**Instructions for the task**
Where a line holds the string "this", return that line.

— START OF Source excerpt —

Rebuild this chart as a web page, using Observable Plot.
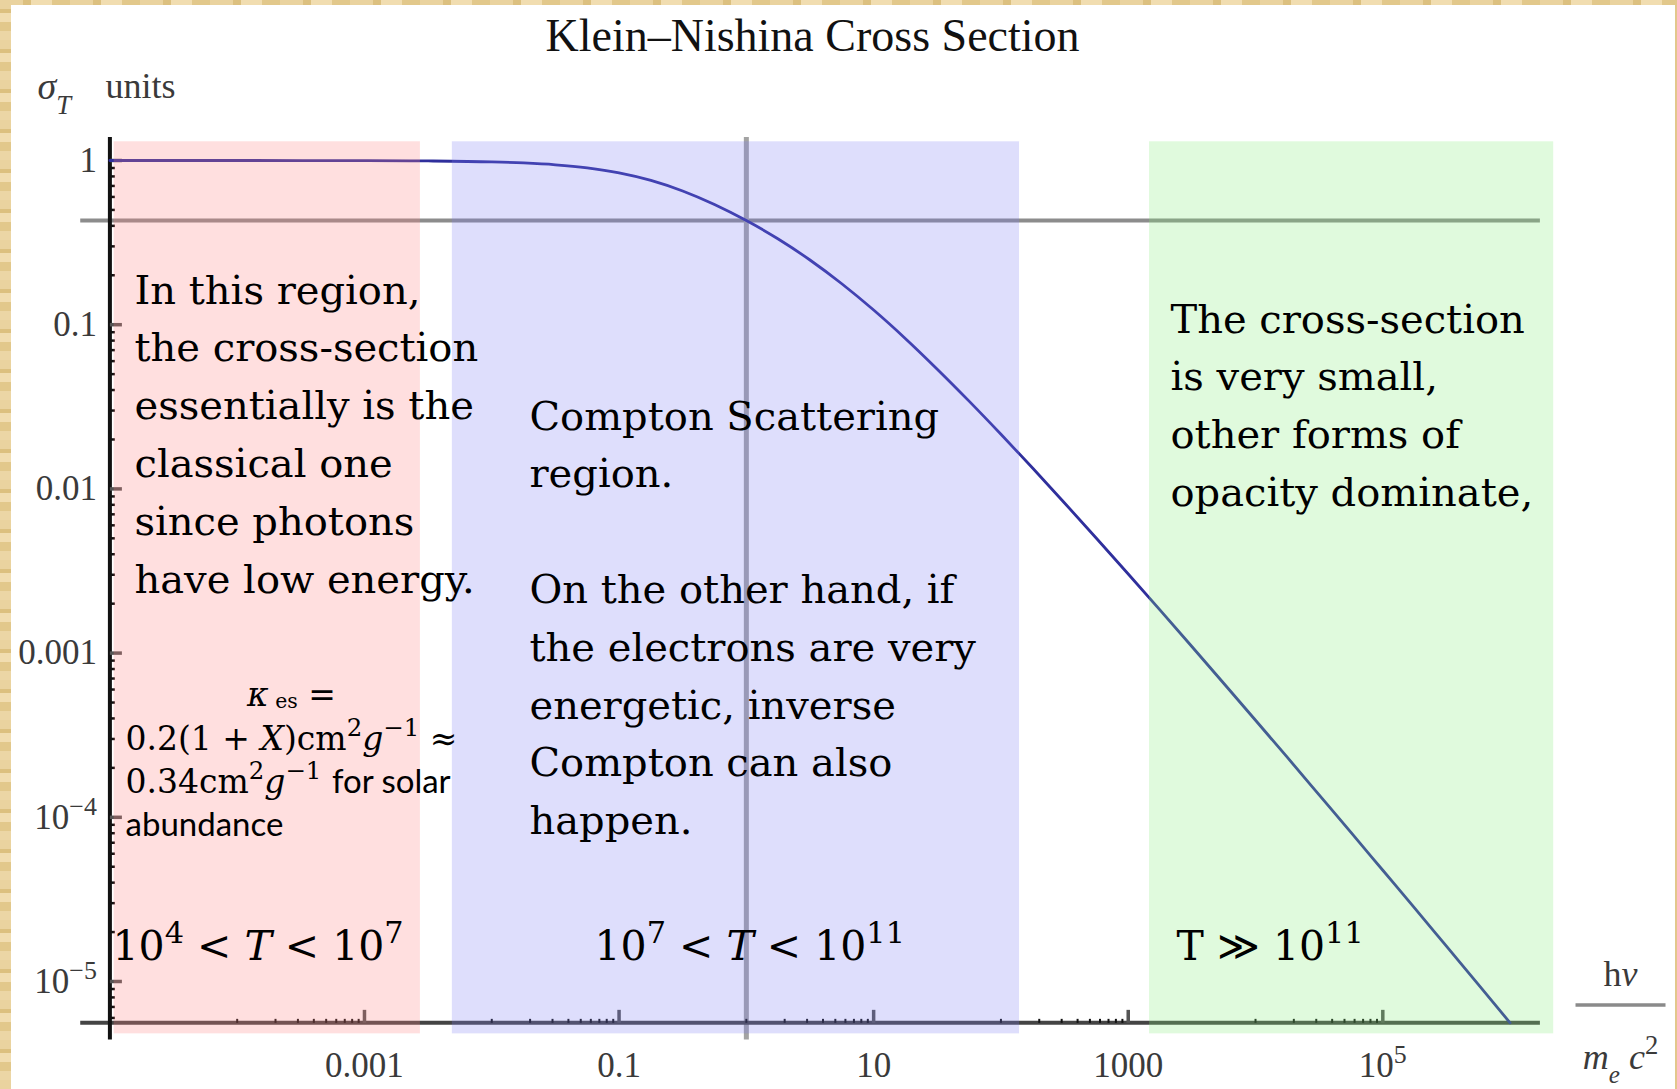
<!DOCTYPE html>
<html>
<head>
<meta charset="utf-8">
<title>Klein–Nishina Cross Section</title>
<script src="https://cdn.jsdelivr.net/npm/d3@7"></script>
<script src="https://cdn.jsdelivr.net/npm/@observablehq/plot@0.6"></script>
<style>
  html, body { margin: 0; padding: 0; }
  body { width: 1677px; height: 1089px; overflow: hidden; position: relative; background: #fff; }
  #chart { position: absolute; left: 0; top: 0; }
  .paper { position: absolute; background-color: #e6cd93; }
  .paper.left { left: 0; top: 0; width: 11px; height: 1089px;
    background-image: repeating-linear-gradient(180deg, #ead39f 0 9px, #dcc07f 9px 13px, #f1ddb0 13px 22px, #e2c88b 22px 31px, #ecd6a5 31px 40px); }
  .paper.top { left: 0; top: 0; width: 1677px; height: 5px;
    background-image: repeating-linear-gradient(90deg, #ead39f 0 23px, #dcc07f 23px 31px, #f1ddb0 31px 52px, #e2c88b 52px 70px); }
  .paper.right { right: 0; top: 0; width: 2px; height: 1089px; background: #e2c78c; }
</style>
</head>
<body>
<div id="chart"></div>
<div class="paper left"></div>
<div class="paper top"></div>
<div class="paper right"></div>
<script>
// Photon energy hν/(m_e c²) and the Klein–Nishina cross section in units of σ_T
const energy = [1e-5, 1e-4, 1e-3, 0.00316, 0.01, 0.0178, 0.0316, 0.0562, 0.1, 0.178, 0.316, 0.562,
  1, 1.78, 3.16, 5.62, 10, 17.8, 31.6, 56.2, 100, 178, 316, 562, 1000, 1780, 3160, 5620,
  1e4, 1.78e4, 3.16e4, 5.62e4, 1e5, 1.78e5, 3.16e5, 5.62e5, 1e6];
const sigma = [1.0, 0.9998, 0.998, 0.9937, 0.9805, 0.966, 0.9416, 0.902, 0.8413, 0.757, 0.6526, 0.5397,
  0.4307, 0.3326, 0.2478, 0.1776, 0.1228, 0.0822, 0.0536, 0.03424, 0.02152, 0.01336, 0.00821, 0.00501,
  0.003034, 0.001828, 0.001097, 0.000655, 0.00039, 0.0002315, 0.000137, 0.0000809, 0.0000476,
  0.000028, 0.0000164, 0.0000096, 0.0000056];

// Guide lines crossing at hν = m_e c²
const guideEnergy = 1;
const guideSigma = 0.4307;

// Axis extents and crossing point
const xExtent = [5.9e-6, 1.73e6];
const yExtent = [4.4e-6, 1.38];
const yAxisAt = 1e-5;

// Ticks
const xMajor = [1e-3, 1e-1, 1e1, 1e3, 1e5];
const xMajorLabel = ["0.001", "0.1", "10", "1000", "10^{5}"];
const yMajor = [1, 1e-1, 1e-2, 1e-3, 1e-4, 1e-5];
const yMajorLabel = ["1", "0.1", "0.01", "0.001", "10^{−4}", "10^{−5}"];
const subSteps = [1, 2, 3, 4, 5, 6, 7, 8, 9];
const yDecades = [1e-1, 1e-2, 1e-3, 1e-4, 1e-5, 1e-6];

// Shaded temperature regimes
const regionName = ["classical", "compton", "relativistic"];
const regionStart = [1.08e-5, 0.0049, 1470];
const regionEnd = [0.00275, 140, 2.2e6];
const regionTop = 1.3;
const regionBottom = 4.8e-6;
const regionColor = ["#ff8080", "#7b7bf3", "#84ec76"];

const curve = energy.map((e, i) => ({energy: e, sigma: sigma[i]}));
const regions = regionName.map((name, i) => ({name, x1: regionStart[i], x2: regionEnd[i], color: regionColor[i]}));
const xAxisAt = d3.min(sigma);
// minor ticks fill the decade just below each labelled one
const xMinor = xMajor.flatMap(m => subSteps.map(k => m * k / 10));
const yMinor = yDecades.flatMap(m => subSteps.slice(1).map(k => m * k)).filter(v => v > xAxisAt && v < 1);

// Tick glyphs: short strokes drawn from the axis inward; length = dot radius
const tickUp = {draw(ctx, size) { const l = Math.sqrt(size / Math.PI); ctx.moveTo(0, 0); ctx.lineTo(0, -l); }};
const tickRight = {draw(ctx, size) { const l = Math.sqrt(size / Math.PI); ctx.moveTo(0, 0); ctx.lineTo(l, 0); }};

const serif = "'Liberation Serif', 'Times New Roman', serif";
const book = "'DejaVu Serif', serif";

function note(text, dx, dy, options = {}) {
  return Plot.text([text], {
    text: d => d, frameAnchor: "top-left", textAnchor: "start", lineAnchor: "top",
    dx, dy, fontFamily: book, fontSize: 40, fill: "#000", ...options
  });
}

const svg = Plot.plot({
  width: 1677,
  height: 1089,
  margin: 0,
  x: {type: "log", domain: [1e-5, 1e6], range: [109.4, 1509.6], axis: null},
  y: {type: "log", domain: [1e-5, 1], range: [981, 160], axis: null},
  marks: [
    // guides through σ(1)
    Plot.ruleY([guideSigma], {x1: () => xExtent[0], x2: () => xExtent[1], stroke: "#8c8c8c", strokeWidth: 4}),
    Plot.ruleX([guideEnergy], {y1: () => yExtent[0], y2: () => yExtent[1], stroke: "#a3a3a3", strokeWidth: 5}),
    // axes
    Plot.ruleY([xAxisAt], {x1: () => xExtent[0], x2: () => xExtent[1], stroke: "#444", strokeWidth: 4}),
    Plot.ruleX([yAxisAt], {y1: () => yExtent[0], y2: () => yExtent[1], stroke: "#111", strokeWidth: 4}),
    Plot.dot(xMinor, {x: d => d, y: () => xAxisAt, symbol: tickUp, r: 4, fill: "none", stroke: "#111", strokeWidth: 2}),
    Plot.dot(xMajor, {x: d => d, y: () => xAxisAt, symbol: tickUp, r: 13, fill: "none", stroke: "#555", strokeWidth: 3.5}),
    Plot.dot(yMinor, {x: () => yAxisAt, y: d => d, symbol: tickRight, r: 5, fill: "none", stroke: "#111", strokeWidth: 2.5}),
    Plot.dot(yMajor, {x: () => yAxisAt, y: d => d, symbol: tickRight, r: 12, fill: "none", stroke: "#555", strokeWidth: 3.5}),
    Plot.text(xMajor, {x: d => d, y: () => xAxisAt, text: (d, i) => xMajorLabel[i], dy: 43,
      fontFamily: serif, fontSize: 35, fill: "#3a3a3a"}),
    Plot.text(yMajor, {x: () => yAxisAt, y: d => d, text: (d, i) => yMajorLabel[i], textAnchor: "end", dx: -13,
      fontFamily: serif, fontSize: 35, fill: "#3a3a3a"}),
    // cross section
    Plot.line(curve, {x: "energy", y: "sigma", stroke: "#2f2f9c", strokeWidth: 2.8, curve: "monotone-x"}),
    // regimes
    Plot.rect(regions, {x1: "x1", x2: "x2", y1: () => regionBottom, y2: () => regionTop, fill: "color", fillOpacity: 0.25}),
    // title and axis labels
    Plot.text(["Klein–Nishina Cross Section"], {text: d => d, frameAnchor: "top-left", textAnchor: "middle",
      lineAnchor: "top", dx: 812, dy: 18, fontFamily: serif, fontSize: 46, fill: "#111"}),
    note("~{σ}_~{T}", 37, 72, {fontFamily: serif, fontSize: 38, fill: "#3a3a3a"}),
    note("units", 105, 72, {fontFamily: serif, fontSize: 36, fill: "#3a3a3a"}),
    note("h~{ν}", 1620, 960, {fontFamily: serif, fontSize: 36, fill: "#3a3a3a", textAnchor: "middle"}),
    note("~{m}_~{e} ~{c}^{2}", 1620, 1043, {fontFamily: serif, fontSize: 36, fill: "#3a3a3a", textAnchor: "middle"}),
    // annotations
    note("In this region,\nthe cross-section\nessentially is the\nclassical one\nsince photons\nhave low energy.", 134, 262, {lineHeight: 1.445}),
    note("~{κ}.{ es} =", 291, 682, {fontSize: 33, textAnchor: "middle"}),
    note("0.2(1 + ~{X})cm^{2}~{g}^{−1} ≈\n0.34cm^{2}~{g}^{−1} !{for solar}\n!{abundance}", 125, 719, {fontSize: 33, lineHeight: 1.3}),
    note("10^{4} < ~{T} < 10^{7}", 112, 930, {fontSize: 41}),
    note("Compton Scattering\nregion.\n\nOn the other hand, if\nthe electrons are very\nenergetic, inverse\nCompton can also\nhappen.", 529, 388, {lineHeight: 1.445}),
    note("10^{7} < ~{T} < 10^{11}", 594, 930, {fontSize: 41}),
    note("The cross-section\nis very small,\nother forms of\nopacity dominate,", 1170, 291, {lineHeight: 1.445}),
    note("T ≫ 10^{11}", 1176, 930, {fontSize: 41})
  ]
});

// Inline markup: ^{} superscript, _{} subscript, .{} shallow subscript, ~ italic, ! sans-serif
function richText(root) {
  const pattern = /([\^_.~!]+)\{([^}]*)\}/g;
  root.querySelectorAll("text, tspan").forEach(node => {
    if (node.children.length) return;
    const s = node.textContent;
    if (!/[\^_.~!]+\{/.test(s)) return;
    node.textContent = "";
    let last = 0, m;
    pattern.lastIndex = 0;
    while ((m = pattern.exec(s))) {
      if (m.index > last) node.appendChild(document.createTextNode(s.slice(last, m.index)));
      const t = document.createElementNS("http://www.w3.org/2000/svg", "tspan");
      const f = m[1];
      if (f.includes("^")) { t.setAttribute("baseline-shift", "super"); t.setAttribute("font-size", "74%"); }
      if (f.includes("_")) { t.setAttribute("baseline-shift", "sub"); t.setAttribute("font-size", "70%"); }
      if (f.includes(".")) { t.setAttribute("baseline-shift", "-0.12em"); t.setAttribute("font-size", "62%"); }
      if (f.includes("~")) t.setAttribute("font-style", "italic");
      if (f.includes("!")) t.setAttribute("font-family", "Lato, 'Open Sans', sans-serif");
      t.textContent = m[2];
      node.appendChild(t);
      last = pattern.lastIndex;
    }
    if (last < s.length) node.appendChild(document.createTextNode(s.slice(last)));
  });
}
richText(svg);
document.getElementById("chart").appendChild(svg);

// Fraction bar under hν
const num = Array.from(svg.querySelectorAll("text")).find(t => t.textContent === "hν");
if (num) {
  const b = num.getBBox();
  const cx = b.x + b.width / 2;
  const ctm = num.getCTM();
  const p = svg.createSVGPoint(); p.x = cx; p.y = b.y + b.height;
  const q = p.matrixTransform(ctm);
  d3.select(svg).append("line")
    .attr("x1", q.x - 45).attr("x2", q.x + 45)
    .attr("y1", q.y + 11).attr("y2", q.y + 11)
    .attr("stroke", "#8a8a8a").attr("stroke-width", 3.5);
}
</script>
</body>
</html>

— END OF Source excerpt —

**Finished task**
Rebuild this chart as a web page, using Observable Plot.
    note("In this region,\nthe cross-section\nessentially is the\nclassical one\nsince photons\nhave low energy.", 134, 262, {lineHeight: 1.445}),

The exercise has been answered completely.